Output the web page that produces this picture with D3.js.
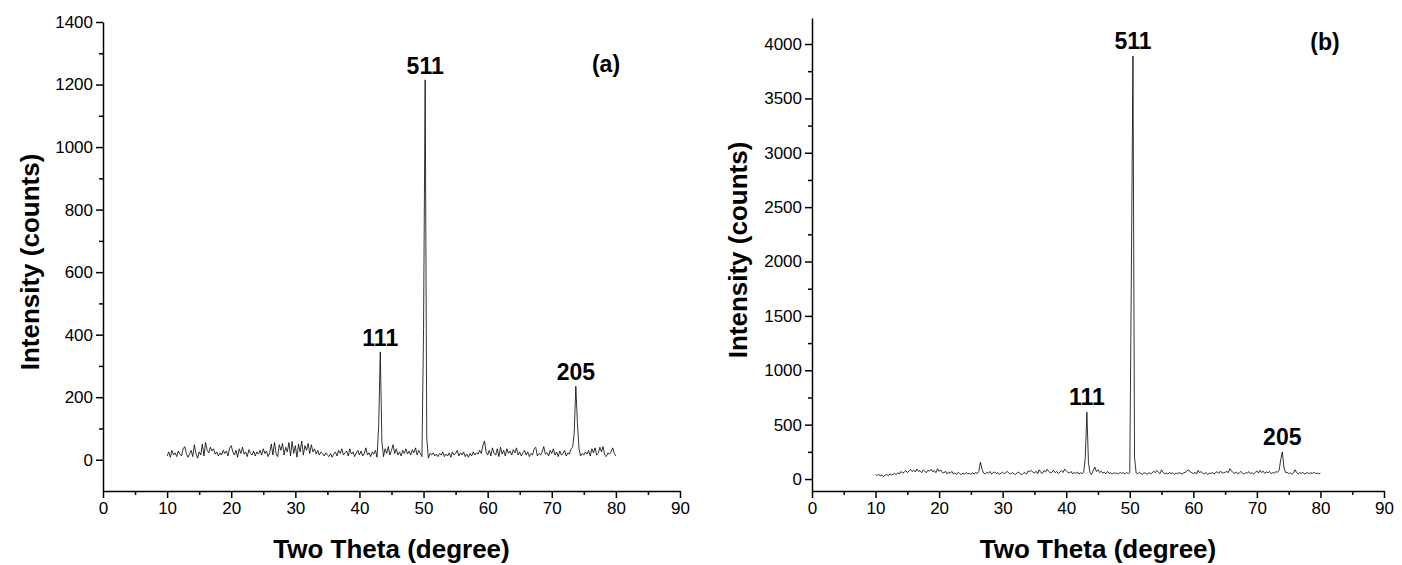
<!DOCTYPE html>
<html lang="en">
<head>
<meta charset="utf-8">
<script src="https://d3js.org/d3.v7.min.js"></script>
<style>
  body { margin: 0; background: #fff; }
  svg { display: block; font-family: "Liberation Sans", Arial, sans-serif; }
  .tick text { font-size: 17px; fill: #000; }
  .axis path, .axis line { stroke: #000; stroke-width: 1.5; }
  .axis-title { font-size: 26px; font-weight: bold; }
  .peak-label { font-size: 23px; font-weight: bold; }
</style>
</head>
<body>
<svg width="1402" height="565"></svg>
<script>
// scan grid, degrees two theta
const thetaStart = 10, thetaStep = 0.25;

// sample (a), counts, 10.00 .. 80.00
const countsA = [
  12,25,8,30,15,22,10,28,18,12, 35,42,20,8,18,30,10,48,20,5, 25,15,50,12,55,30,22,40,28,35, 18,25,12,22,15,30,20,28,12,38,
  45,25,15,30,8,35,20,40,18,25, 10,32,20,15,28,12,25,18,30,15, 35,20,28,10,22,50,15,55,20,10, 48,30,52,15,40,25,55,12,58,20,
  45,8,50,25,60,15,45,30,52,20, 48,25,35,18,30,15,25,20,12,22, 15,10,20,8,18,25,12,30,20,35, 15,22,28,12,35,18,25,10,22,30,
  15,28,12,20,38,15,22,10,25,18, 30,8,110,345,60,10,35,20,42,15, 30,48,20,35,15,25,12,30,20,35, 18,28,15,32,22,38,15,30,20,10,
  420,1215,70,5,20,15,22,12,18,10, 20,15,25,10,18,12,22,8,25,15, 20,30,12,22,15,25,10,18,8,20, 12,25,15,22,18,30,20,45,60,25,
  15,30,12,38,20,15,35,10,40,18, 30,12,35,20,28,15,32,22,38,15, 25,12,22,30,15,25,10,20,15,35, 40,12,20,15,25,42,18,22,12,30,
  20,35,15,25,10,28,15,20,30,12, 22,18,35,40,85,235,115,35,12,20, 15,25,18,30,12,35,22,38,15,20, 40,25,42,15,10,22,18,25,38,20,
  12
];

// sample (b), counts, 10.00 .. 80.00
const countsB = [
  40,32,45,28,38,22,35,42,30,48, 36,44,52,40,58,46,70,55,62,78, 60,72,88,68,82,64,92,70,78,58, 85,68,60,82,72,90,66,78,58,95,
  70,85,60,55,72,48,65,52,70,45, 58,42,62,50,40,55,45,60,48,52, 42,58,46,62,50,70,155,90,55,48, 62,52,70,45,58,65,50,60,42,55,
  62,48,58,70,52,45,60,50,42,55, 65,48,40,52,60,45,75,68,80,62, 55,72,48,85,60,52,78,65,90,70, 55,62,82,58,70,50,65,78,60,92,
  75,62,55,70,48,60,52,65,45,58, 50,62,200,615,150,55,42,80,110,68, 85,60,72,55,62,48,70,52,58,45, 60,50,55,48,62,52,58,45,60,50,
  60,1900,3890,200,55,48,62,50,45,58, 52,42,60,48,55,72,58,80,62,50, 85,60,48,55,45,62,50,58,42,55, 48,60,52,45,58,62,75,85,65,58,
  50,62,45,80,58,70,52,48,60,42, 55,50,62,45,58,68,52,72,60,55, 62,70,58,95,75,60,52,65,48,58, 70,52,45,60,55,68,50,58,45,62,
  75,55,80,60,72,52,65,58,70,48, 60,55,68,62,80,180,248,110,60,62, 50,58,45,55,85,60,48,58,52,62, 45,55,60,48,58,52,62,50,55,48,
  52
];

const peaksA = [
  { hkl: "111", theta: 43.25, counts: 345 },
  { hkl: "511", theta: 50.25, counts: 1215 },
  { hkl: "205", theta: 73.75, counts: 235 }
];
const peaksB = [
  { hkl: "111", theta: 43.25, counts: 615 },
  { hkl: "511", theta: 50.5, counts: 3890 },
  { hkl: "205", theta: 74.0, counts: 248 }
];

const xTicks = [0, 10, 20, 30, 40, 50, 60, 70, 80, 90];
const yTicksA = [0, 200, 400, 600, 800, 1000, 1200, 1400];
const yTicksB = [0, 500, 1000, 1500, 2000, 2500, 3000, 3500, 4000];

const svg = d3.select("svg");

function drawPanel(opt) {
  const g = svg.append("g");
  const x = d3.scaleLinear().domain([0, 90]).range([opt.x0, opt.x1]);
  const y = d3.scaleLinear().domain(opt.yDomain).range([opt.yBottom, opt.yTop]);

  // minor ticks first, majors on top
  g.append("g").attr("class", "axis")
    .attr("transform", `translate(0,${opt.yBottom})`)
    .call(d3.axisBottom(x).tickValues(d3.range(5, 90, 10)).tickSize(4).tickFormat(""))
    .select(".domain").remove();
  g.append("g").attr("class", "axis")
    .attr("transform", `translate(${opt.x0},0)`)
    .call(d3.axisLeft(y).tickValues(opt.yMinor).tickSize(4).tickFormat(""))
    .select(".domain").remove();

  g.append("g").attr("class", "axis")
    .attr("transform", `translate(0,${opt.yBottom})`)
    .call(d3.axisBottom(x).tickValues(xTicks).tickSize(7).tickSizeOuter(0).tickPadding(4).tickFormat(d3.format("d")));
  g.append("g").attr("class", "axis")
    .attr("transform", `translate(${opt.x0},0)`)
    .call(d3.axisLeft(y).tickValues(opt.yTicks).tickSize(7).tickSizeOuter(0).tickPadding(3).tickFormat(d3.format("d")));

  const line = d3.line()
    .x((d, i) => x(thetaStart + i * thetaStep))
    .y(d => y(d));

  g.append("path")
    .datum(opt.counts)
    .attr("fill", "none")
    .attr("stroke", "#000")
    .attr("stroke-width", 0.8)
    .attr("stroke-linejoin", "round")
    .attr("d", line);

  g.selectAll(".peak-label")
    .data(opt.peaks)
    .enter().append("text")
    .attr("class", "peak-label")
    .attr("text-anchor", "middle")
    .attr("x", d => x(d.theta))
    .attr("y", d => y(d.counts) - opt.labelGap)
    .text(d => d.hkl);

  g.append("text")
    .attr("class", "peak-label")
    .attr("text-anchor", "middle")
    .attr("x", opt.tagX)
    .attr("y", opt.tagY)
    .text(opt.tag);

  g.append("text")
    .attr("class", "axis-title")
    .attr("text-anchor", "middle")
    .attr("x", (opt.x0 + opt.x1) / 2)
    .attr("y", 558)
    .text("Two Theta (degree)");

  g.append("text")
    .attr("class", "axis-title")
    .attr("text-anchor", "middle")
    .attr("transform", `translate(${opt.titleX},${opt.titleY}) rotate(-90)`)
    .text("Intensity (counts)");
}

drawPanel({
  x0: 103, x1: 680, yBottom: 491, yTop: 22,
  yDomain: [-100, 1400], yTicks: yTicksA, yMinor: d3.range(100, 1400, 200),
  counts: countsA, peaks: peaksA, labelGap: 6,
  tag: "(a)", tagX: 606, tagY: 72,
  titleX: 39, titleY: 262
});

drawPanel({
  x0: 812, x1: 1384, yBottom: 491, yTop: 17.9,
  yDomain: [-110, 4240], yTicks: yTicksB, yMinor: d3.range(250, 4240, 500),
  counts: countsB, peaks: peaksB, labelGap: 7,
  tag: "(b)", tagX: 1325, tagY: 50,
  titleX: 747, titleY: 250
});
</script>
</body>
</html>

> **Goal**
Repeat the full listing above exactly, with no pictures in the copy.

> **Result of this task**
Output the web page that produces this picture with D3.js.
<!DOCTYPE html>
<html lang="en">
<head>
<meta charset="utf-8">
<script src="https://d3js.org/d3.v7.min.js"></script>
<style>
  body { margin: 0; background: #fff; }
  svg { display: block; font-family: "Liberation Sans", Arial, sans-serif; }
  .tick text { font-size: 17px; fill: #000; }
  .axis path, .axis line { stroke: #000; stroke-width: 1.5; }
  .axis-title { font-size: 26px; font-weight: bold; }
  .peak-label { font-size: 23px; font-weight: bold; }
</style>
</head>
<body>
<svg width="1402" height="565"></svg>
<script>
// scan grid, degrees two theta
const thetaStart = 10, thetaStep = 0.25;

// sample (a), counts, 10.00 .. 80.00
const countsA = [
  12,25,8,30,15,22,10,28,18,12, 35,42,20,8,18,30,10,48,20,5, 25,15,50,12,55,30,22,40,28,35, 18,25,12,22,15,30,20,28,12,38,
  45,25,15,30,8,35,20,40,18,25, 10,32,20,15,28,12,25,18,30,15, 35,20,28,10,22,50,15,55,20,10, 48,30,52,15,40,25,55,12,58,20,
  45,8,50,25,60,15,45,30,52,20, 48,25,35,18,30,15,25,20,12,22, 15,10,20,8,18,25,12,30,20,35, 15,22,28,12,35,18,25,10,22,30,
  15,28,12,20,38,15,22,10,25,18, 30,8,110,345,60,10,35,20,42,15, 30,48,20,35,15,25,12,30,20,35, 18,28,15,32,22,38,15,30,20,10,
  420,1215,70,5,20,15,22,12,18,10, 20,15,25,10,18,12,22,8,25,15, 20,30,12,22,15,25,10,18,8,20, 12,25,15,22,18,30,20,45,60,25,
  15,30,12,38,20,15,35,10,40,18, 30,12,35,20,28,15,32,22,38,15, 25,12,22,30,15,25,10,20,15,35, 40,12,20,15,25,42,18,22,12,30,
  20,35,15,25,10,28,15,20,30,12, 22,18,35,40,85,235,115,35,12,20, 15,25,18,30,12,35,22,38,15,20, 40,25,42,15,10,22,18,25,38,20,
  12
];

// sample (b), counts, 10.00 .. 80.00
const countsB = [
  40,32,45,28,38,22,35,42,30,48, 36,44,52,40,58,46,70,55,62,78, 60,72,88,68,82,64,92,70,78,58, 85,68,60,82,72,90,66,78,58,95,
  70,85,60,55,72,48,65,52,70,45, 58,42,62,50,40,55,45,60,48,52, 42,58,46,62,50,70,155,90,55,48, 62,52,70,45,58,65,50,60,42,55,
  62,48,58,70,52,45,60,50,42,55, 65,48,40,52,60,45,75,68,80,62, 55,72,48,85,60,52,78,65,90,70, 55,62,82,58,70,50,65,78,60,92,
  75,62,55,70,48,60,52,65,45,58, 50,62,200,615,150,55,42,80,110,68, 85,60,72,55,62,48,70,52,58,45, 60,50,55,48,62,52,58,45,60,50,
  60,1900,3890,200,55,48,62,50,45,58, 52,42,60,48,55,72,58,80,62,50, 85,60,48,55,45,62,50,58,42,55, 48,60,52,45,58,62,75,85,65,58,
  50,62,45,80,58,70,52,48,60,42, 55,50,62,45,58,68,52,72,60,55, 62,70,58,95,75,60,52,65,48,58, 70,52,45,60,55,68,50,58,45,62,
  75,55,80,60,72,52,65,58,70,48, 60,55,68,62,80,180,248,110,60,62, 50,58,45,55,85,60,48,58,52,62, 45,55,60,48,58,52,62,50,55,48,
  52
];

const peaksA = [
  { hkl: "111", theta: 43.25, counts: 345 },
  { hkl: "511", theta: 50.25, counts: 1215 },
  { hkl: "205", theta: 73.75, counts: 235 }
];
const peaksB = [
  { hkl: "111", theta: 43.25, counts: 615 },
  { hkl: "511", theta: 50.5, counts: 3890 },
  { hkl: "205", theta: 74.0, counts: 248 }
];

const xTicks = [0, 10, 20, 30, 40, 50, 60, 70, 80, 90];
const yTicksA = [0, 200, 400, 600, 800, 1000, 1200, 1400];
const yTicksB = [0, 500, 1000, 1500, 2000, 2500, 3000, 3500, 4000];

const svg = d3.select("svg");

function drawPanel(opt) {
  const g = svg.append("g");
  const x = d3.scaleLinear().domain([0, 90]).range([opt.x0, opt.x1]);
  const y = d3.scaleLinear().domain(opt.yDomain).range([opt.yBottom, opt.yTop]);

  // minor ticks first, majors on top
  g.append("g").attr("class", "axis")
    .attr("transform", `translate(0,${opt.yBottom})`)
    .call(d3.axisBottom(x).tickValues(d3.range(5, 90, 10)).tickSize(4).tickFormat(""))
    .select(".domain").remove();
  g.append("g").attr("class", "axis")
    .attr("transform", `translate(${opt.x0},0)`)
    .call(d3.axisLeft(y).tickValues(opt.yMinor).tickSize(4).tickFormat(""))
    .select(".domain").remove();

  g.append("g").attr("class", "axis")
    .attr("transform", `translate(0,${opt.yBottom})`)
    .call(d3.axisBottom(x).tickValues(xTicks).tickSize(7).tickSizeOuter(0).tickPadding(4).tickFormat(d3.format("d")));
  g.append("g").attr("class", "axis")
    .attr("transform", `translate(${opt.x0},0)`)
    .call(d3.axisLeft(y).tickValues(opt.yTicks).tickSize(7).tickSizeOuter(0).tickPadding(3).tickFormat(d3.format("d")));

  const line = d3.line()
    .x((d, i) => x(thetaStart + i * thetaStep))
    .y(d => y(d));

  g.append("path")
    .datum(opt.counts)
    .attr("fill", "none")
    .attr("stroke", "#000")
    .attr("stroke-width", 0.8)
    .attr("stroke-linejoin", "round")
    .attr("d", line);

  g.selectAll(".peak-label")
    .data(opt.peaks)
    .enter().append("text")
    .attr("class", "peak-label")
    .attr("text-anchor", "middle")
    .attr("x", d => x(d.theta))
    .attr("y", d => y(d.counts) - opt.labelGap)
    .text(d => d.hkl);

  g.append("text")
    .attr("class", "peak-label")
    .attr("text-anchor", "middle")
    .attr("x", opt.tagX)
    .attr("y", opt.tagY)
    .text(opt.tag);

  g.append("text")
    .attr("class", "axis-title")
    .attr("text-anchor", "middle")
    .attr("x", (opt.x0 + opt.x1) / 2)
    .attr("y", 558)
    .text("Two Theta (degree)");

  g.append("text")
    .attr("class", "axis-title")
    .attr("text-anchor", "middle")
    .attr("transform", `translate(${opt.titleX},${opt.titleY}) rotate(-90)`)
    .text("Intensity (counts)");
}

drawPanel({
  x0: 103, x1: 680, yBottom: 491, yTop: 22,
  yDomain: [-100, 1400], yTicks: yTicksA, yMinor: d3.range(100, 1400, 200),
  counts: countsA, peaks: peaksA, labelGap: 6,
  tag: "(a)", tagX: 606, tagY: 72,
  titleX: 39, titleY: 262
});

drawPanel({
  x0: 812, x1: 1384, yBottom: 491, yTop: 17.9,
  yDomain: [-110, 4240], yTicks: yTicksB, yMinor: d3.range(250, 4240, 500),
  counts: countsB, peaks: peaksB, labelGap: 7,
  tag: "(b)", tagX: 1325, tagY: 50,
  titleX: 747, titleY: 250
});
</script>
</body>
</html>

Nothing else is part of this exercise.